◆ Given instruction
Restate each of the lines below word for word and drop every picture.

■ ■ ■ ■

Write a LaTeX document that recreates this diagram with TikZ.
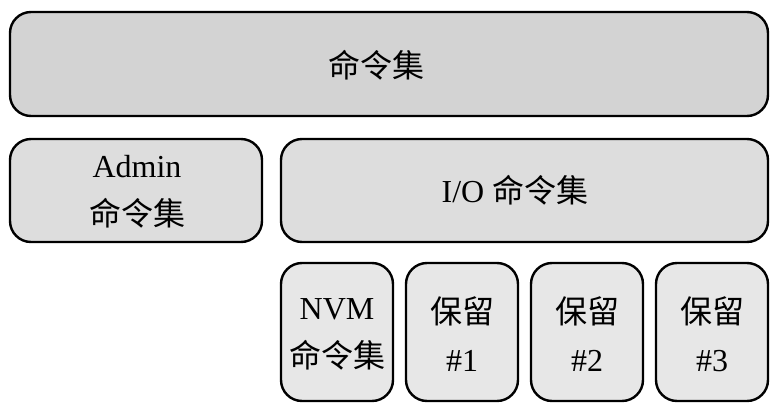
\documentclass[tikz,border=0pt]{standalone}
\usepackage{fontspec}
\setmainfont{Liberation Serif}
\newfontfamily\cjk{Noto Sans CJK SC}
\definecolor{topc}{RGB}{211,211,211}
\definecolor{midc}{RGB}{221,221,221}
\definecolor{lowc}{RGB}{231,231,231}
\begin{document}
\begin{tikzpicture}[x=1pt,y=-1pt,
  box/.style={draw, line width=2.4pt, rounded corners=21pt, inner sep=0pt},
  txt/.style={align=center, inner sep=0pt, font=\fontsize{32}{48}\selectfont}]
\useasboundingbox (0,0) rectangle (780,410);
\node[box, fill=topc, minimum width=758pt, minimum height=104pt] (cmd) at (389,64) {};
\node[txt] (cmdt) at (376,65) {\cjk 命令集};
\node[box, fill=midc, minimum width=252pt, minimum height=103pt] (adm) at (136,190.5) {};
\node[txt] (admt) at (137,192) {Admin\\{\cjk 命令集}};
\node[box, fill=midc, minimum width=487pt, minimum height=103pt] (io) at (524.5,190.5) {};
\node[txt] (iot) at (515,190) {I/O {\cjk 命令集}};
\node[box, fill=lowc, minimum width=112pt, minimum height=138pt] (nvm) at (337,332) {};
\node[txt] (nvmt) at (337,334) {NVM\\{\cjk 命令集}};
\node[box, fill=lowc, minimum width=112pt, minimum height=138pt] (r1) at (462,332) {};
\node[txt] (r1t) at (462,334) {{\cjk 保留}\\\#1};
\node[box, fill=lowc, minimum width=112pt, minimum height=138pt] (r2) at (587,332) {};
\node[txt] (r2t) at (587,334) {{\cjk 保留}\\\#2};
\node[box, fill=lowc, minimum width=112pt, minimum height=138pt] (r3) at (712,332) {};
\node[txt] (r3t) at (712,334) {{\cjk 保留}\\\#3};
\end{tikzpicture}
\end{document}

■ ■ ■ ■

◆ Expected answer
Write a LaTeX document that recreates this diagram with TikZ.
\documentclass[tikz,border=0pt]{standalone}
\usepackage{fontspec}
\setmainfont{Liberation Serif}
\newfontfamily\cjk{Noto Sans CJK SC}
\definecolor{topc}{RGB}{211,211,211}
\definecolor{midc}{RGB}{221,221,221}
\definecolor{lowc}{RGB}{231,231,231}
\begin{document}
\begin{tikzpicture}[x=1pt,y=-1pt,
  box/.style={draw, line width=2.4pt, rounded corners=21pt, inner sep=0pt},
  txt/.style={align=center, inner sep=0pt, font=\fontsize{32}{48}\selectfont}]
\useasboundingbox (0,0) rectangle (780,410);
\node[box, fill=topc, minimum width=758pt, minimum height=104pt] (cmd) at (389,64) {};
\node[txt] (cmdt) at (376,65) {\cjk 命令集};
\node[box, fill=midc, minimum width=252pt, minimum height=103pt] (adm) at (136,190.5) {};
\node[txt] (admt) at (137,192) {Admin\\{\cjk 命令集}};
\node[box, fill=midc, minimum width=487pt, minimum height=103pt] (io) at (524.5,190.5) {};
\node[txt] (iot) at (515,190) {I/O {\cjk 命令集}};
\node[box, fill=lowc, minimum width=112pt, minimum height=138pt] (nvm) at (337,332) {};
\node[txt] (nvmt) at (337,334) {NVM\\{\cjk 命令集}};
\node[box, fill=lowc, minimum width=112pt, minimum height=138pt] (r1) at (462,332) {};
\node[txt] (r1t) at (462,334) {{\cjk 保留}\\\#1};
\node[box, fill=lowc, minimum width=112pt, minimum height=138pt] (r2) at (587,332) {};
\node[txt] (r2t) at (587,334) {{\cjk 保留}\\\#2};
\node[box, fill=lowc, minimum width=112pt, minimum height=138pt] (r3) at (712,332) {};
\node[txt] (r3t) at (712,334) {{\cjk 保留}\\\#3};
\end{tikzpicture}
\end{document}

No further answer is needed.